INFORMATION SHOWN ->
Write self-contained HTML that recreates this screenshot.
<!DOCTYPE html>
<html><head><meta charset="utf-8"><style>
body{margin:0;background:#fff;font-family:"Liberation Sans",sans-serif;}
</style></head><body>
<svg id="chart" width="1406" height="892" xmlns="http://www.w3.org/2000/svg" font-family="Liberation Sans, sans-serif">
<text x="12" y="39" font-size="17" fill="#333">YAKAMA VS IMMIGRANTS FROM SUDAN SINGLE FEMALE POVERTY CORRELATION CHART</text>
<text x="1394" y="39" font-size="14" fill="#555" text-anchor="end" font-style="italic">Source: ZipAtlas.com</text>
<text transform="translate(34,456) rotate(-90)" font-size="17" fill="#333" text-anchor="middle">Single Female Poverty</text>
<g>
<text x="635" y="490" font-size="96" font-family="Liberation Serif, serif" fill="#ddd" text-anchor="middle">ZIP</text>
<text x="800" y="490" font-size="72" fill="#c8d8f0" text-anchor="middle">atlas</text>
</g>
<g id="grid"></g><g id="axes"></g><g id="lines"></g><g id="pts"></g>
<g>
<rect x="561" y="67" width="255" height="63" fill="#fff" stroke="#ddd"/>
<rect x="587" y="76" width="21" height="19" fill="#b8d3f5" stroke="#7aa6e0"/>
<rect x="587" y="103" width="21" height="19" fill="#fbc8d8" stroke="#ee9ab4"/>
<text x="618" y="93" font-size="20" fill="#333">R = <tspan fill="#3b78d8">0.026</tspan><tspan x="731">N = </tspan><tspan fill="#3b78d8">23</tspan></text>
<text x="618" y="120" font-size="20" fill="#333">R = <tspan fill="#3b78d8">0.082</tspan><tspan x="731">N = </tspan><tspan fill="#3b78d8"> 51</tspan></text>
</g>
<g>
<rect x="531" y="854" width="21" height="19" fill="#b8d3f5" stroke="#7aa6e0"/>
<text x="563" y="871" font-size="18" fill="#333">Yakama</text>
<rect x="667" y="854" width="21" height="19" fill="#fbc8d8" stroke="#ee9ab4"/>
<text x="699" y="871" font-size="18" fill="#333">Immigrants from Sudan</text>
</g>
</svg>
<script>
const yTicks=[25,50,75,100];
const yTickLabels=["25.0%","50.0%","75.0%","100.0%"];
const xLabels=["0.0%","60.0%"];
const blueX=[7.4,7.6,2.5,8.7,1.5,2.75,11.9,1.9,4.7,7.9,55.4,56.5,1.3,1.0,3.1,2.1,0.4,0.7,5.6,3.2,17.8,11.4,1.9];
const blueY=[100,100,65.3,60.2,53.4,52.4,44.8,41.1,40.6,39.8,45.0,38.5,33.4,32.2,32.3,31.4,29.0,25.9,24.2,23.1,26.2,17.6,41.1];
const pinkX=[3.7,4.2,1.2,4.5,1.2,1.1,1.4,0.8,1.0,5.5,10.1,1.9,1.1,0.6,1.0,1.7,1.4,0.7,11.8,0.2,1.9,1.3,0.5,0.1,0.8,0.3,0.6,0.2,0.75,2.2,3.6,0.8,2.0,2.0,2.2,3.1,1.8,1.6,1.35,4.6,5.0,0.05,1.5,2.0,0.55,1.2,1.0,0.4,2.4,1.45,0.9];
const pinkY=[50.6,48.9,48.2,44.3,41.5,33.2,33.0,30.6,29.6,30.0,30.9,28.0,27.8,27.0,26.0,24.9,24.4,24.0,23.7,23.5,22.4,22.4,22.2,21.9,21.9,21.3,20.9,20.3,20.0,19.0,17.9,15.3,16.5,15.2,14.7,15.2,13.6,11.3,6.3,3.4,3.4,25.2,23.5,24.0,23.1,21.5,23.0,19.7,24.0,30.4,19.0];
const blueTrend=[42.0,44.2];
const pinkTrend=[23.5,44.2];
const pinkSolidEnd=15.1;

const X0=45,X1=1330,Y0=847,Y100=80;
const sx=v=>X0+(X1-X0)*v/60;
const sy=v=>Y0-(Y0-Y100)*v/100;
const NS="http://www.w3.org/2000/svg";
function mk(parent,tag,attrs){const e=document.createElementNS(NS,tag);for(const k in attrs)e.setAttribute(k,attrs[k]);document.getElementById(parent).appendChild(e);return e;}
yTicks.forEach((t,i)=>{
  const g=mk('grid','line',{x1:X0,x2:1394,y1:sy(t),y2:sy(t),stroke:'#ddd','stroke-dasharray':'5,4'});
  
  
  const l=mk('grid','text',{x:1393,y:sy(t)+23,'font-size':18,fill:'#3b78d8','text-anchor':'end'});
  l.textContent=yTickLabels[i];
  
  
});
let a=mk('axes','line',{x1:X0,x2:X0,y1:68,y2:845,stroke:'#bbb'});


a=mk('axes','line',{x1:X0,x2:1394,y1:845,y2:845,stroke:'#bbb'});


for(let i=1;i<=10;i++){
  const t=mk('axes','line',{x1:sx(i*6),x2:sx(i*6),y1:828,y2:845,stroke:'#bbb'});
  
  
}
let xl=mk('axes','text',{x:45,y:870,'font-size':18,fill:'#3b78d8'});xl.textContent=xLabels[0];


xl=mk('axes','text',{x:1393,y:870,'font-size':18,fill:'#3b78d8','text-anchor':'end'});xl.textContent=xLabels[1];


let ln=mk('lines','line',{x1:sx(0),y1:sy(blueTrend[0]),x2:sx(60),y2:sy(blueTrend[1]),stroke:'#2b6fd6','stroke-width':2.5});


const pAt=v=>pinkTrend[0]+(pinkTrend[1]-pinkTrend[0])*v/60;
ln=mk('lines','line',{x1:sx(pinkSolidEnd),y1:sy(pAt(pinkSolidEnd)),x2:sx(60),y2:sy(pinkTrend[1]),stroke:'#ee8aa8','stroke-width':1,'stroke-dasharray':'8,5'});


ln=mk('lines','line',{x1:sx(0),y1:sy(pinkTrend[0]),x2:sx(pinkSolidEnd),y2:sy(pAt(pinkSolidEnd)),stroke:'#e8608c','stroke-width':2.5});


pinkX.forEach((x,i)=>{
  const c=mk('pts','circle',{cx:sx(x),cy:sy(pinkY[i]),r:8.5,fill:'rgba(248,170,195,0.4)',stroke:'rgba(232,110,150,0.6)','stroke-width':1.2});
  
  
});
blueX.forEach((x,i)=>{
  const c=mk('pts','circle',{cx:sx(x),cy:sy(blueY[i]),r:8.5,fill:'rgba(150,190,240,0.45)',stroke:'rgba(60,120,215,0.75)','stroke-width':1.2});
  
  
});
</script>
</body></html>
* * *
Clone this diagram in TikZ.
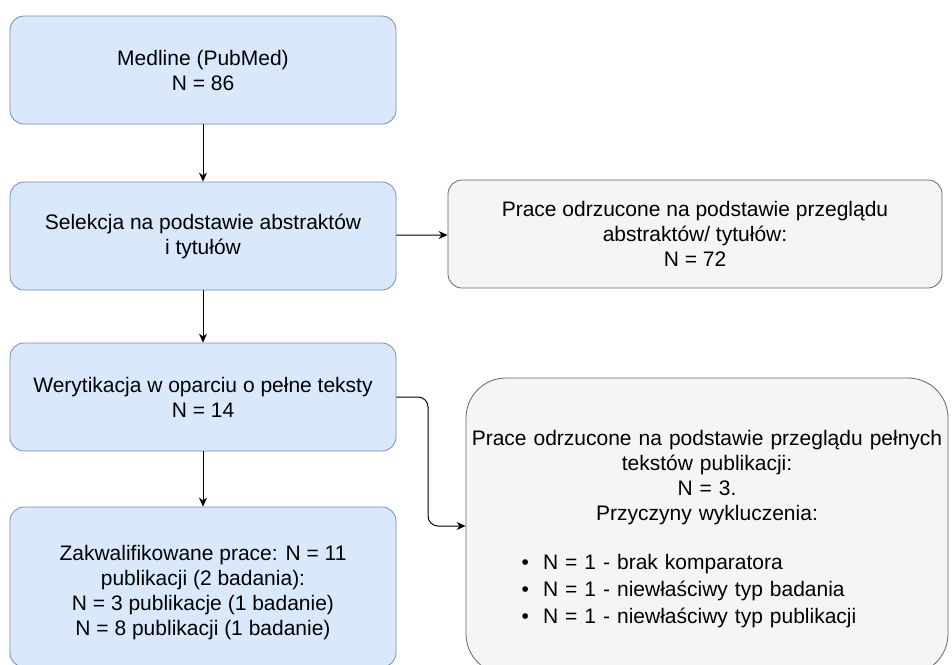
* * *
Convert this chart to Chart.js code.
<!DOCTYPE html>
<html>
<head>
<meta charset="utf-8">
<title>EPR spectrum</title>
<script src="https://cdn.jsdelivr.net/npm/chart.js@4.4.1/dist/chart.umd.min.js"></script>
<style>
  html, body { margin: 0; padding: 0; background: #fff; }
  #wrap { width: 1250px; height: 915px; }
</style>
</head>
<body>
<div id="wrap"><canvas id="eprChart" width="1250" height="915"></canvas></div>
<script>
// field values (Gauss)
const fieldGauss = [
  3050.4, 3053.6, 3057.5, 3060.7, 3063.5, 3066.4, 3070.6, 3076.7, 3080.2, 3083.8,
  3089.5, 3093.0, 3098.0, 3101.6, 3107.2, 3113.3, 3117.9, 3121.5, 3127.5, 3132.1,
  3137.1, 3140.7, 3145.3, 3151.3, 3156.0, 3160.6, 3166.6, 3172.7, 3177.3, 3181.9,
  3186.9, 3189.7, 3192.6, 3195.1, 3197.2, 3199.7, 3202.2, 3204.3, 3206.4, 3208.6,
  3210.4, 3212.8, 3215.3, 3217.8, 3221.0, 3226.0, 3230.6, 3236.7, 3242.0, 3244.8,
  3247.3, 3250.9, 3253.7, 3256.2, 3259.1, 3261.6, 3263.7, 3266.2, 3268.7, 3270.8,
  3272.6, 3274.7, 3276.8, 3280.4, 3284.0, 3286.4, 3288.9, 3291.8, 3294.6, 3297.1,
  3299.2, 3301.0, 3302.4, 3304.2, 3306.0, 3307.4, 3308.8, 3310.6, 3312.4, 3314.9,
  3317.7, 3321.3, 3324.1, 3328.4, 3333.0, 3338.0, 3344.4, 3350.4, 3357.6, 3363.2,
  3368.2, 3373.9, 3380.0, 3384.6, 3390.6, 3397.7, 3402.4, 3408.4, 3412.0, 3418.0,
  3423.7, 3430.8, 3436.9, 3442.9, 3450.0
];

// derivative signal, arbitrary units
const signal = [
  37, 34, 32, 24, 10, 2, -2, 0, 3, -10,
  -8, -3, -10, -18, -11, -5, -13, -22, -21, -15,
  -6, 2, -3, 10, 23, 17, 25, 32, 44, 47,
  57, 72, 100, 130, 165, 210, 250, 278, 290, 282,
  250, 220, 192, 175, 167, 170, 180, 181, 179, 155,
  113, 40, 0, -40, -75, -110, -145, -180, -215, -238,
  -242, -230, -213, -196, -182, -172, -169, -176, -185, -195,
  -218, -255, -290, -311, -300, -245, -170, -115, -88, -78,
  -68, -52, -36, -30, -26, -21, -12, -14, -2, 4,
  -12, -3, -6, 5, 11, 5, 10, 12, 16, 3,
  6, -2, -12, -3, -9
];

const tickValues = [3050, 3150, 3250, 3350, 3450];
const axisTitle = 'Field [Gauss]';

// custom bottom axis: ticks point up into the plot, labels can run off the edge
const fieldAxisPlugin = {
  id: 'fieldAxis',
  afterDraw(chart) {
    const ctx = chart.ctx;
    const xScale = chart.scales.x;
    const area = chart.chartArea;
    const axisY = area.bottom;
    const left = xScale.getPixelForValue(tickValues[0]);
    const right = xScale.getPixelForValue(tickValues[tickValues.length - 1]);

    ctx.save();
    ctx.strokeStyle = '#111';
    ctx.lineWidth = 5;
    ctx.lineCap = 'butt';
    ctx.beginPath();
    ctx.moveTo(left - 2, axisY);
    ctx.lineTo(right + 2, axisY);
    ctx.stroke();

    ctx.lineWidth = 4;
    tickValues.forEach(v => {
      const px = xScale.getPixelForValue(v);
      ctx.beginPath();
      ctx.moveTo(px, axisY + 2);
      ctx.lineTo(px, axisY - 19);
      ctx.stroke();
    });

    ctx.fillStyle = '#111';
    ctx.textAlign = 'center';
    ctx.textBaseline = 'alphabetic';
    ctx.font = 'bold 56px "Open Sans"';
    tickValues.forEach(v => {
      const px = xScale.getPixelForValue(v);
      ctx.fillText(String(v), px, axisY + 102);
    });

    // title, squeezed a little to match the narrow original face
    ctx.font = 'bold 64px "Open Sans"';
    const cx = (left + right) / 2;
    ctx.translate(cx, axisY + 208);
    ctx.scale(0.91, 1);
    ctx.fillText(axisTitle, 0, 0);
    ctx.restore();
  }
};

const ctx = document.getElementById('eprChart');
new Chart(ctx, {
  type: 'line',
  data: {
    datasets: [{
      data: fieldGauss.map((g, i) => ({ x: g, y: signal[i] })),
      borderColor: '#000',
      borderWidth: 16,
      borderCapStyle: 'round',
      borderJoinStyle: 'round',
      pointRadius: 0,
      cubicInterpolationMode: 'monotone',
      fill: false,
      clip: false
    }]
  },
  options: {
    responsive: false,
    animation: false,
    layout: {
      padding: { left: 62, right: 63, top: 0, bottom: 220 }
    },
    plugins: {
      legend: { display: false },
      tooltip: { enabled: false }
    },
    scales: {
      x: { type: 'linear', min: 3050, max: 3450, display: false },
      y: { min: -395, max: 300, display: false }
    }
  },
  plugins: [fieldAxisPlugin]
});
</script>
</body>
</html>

YOUR INSTRUCTIONS ->
Starting at the line that contains "Convert this chart to Chart.js code.", set down every line up to and including the line that contains "const axisTitle = 'Field [Gauss]';", exactly as given, and no other line.

RESPONSE TO THIS EXERCISE ->
Convert this chart to Chart.js code.
<!DOCTYPE html>
<html>
<head>
<meta charset="utf-8">
<title>EPR spectrum</title>
<script src="https://cdn.jsdelivr.net/npm/chart.js@4.4.1/dist/chart.umd.min.js"></script>
<style>
  html, body { margin: 0; padding: 0; background: #fff; }
  #wrap { width: 1250px; height: 915px; }
</style>
</head>
<body>
<div id="wrap"><canvas id="eprChart" width="1250" height="915"></canvas></div>
<script>
// field values (Gauss)
const fieldGauss = [
  3050.4, 3053.6, 3057.5, 3060.7, 3063.5, 3066.4, 3070.6, 3076.7, 3080.2, 3083.8,
  3089.5, 3093.0, 3098.0, 3101.6, 3107.2, 3113.3, 3117.9, 3121.5, 3127.5, 3132.1,
  3137.1, 3140.7, 3145.3, 3151.3, 3156.0, 3160.6, 3166.6, 3172.7, 3177.3, 3181.9,
  3186.9, 3189.7, 3192.6, 3195.1, 3197.2, 3199.7, 3202.2, 3204.3, 3206.4, 3208.6,
  3210.4, 3212.8, 3215.3, 3217.8, 3221.0, 3226.0, 3230.6, 3236.7, 3242.0, 3244.8,
  3247.3, 3250.9, 3253.7, 3256.2, 3259.1, 3261.6, 3263.7, 3266.2, 3268.7, 3270.8,
  3272.6, 3274.7, 3276.8, 3280.4, 3284.0, 3286.4, 3288.9, 3291.8, 3294.6, 3297.1,
  3299.2, 3301.0, 3302.4, 3304.2, 3306.0, 3307.4, 3308.8, 3310.6, 3312.4, 3314.9,
  3317.7, 3321.3, 3324.1, 3328.4, 3333.0, 3338.0, 3344.4, 3350.4, 3357.6, 3363.2,
  3368.2, 3373.9, 3380.0, 3384.6, 3390.6, 3397.7, 3402.4, 3408.4, 3412.0, 3418.0,
  3423.7, 3430.8, 3436.9, 3442.9, 3450.0
];

// derivative signal, arbitrary units
const signal = [
  37, 34, 32, 24, 10, 2, -2, 0, 3, -10,
  -8, -3, -10, -18, -11, -5, -13, -22, -21, -15,
  -6, 2, -3, 10, 23, 17, 25, 32, 44, 47,
  57, 72, 100, 130, 165, 210, 250, 278, 290, 282,
  250, 220, 192, 175, 167, 170, 180, 181, 179, 155,
  113, 40, 0, -40, -75, -110, -145, -180, -215, -238,
  -242, -230, -213, -196, -182, -172, -169, -176, -185, -195,
  -218, -255, -290, -311, -300, -245, -170, -115, -88, -78,
  -68, -52, -36, -30, -26, -21, -12, -14, -2, 4,
  -12, -3, -6, 5, 11, 5, 10, 12, 16, 3,
  6, -2, -12, -3, -9
];

const tickValues = [3050, 3150, 3250, 3350, 3450];
const axisTitle = 'Field [Gauss]';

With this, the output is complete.